Towards a Linguistic Linked Open Data Resource for Italian Cultural Heritage: The Lessico Dei Beni Culturali Corpus
Proceedings of 10th Workshop on Linked Data in Linguistics (LDL-2026)
Abstract
We present an ongoing effort to bridge the Lessico dei Beni Culturali (LBC), a multilingual lexicographic project cov- ering Italian cultural heritage terminology, with the Linguistic Linked Open Data (LLOD) ecosystem. The LBC corpus spans five centuries of art-historical writing, from fifteenth- and sixteenth-century treatises by Alberti, Leonardo, and Vasari to nineteenth-century works by Stendhal and Burckhardt and contemporary tourist guides to Florence, with source texts in several European languages alongside their translations.
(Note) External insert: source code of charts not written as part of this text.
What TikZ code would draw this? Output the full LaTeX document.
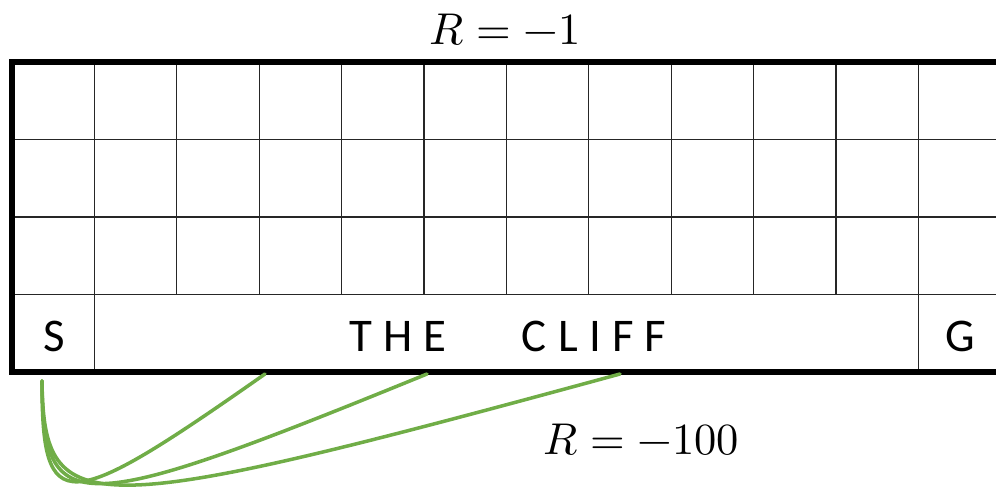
\documentclass[tikz,border=0pt]{standalone}
\usepackage{fontspec}
\usepackage{unicode-math}
\setmainfont{Carlito}
\setmathfont{Latin Modern Math}
\usepackage{xcolor}
\definecolor{CliffGreen}{HTML}{70AD47}
\usepackage{tikz}
\usetikzlibrary{calc, positioning}

\begin{document}
\begin{tikzpicture}[x=0.03cm, y=-0.03cm]
    \tikzset{
  gridline/.style={black!85, line width=1.1pt},
  borderline/.style={black, line width=5pt},
  pathline/.style={CliffGreen, line width=3pt, line cap=round},
  celllab/.style={font=\fontsize{40}{44}\selectfont, inner sep=0},
  cliflab/.style={font=\fontsize{40}{44}\selectfont\addfontfeature{LetterSpace=24}, inner sep=0},
  rewlab/.style={font=\fontsize{38}{42}\selectfont, inner sep=0},
}
% ── Canvas (right edge of the grid is cut off) ─────────────
\clip (0,0) rectangle (996,489);

% ── Grid: 12 columns x 4 rows ───────────────────────────────
\foreach \r in {139.5, 217, 294.5}
  \draw[gridline] (12,\r) -- (1001,\r);
\foreach \i in {1,...,11}
  \draw[gridline] ({12+82.4*\i},62) -- ({12+82.4*\i},294.5);
% bottom row: start cell, cliff, goal cell
\draw[gridline] (94.4,294.5) -- (94.4,372);
\draw[gridline] (918.4,294.5) -- (918.4,372);

% Outer border
\draw[borderline] (1001,62) -- (12,62) -- (12,372) -- (1001,372);

% ── Labels ──────────────────────────────────────────────────
\node[celllab] (start) at (54,336) {S};
\node[celllab] (goal) at (960,336) {G};
\node[cliflab] (cliff) at (508,336) {THE\hspace{1.6em}CLIFF};

\node[rewlab] (step) at (505,30) {$R=-1$};
\node[rewlab] (fall) at (641,440) {$R=-100$};

% ── Paths falling into the cliff ────────────────────────────
\coordinate (s) at (42,381);
\coordinate (c1) at (265,374);
\coordinate (c2) at (427,374);
\coordinate (c3) at (620,374);

\draw[pathline] (s) .. controls (42,518) and (64,515) .. (c1);
\draw[pathline] (s) .. controls (43,520) and (74,518) .. (c2);
\draw[pathline] (s) .. controls (44,522) and (84,520) .. (c3);

  \end{tikzpicture}
\end{document}
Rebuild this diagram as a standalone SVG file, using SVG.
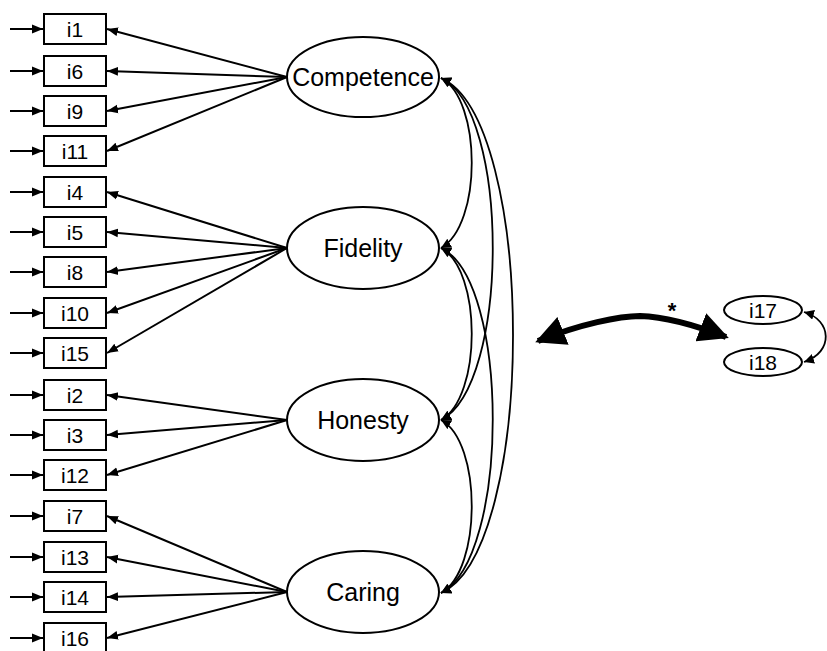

The resource has already undergone automatic linguistic annotation and term extraction, but lacks structured lexical representation in any standard LLOD formalism. We describe the current state of the resource, identify the main challenges for its publication as Linked Data — including the modelling of culturally-bound terms (realia), historical proper nouns, and multilingual source texts of different registers — and outline a roadmap towards its representation in OntoLex-Lemon (McCrae et al., 2017) and its alignment with existing LLOD resources such as the Getty Vocabularies (Getty Research Institute, 2024a) and Wikidata (Vrandecic and Krötzsch, 2014). By sharing this work with the LLOD community, we expect input on best practices for historical-artistic and cultural heritage lexicons that will raise interoperability between resources from different sources, generating new information and increasing the value of existing data.